Some people who are close to last place resort to bets not normally made — like betting the maximum on the two or twelve. In the last few rolls of the game, they realize it’s the only way they can win.
When you begin play, you’ll see that there are conservative players playing pass or come with maximum odds, and aggressive players who bet hard ways and proposition bets. If these aggressive players continue, they’ll usually (but not always) lose their money before the final round. If you’re in the group playing pass/come, you need some way of breaking out of the pack — like waiting for two consecutive points to be made and then jumping to the don’t. You’ve got to try things, be inventive and make bets that the other players wouldn’t think of making in order to win.
Let’s say the leader has $100 on the pass line and the point is four. He takes $200 odds. You could then play the four for $200. If a seven rolls, you’ll suddenly find yourself $400 ahead, as he would have lost $300 and you won $100.

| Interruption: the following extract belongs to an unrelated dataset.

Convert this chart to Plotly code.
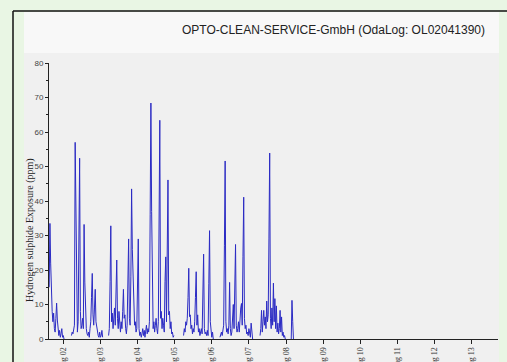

In the last few rolls of the game, you must become super aggressive, especially if you are not in first place. Sometimes this means betting all of your bankroll on one number. Say eight is the point and the leader is $300 ahead and has $100 on the pass line with double odds. You’re in third place and all you have left is $300. You might place the whole $300 on the six, take it down after it hits once and then pray that a seven rolls before the eight does!
Tournaments are not for everyone, but they’re fun to play, especially the inexpensive or free ones. Give them a try — you’re sure to learn a lot and maybe even make some friends — and some money as well!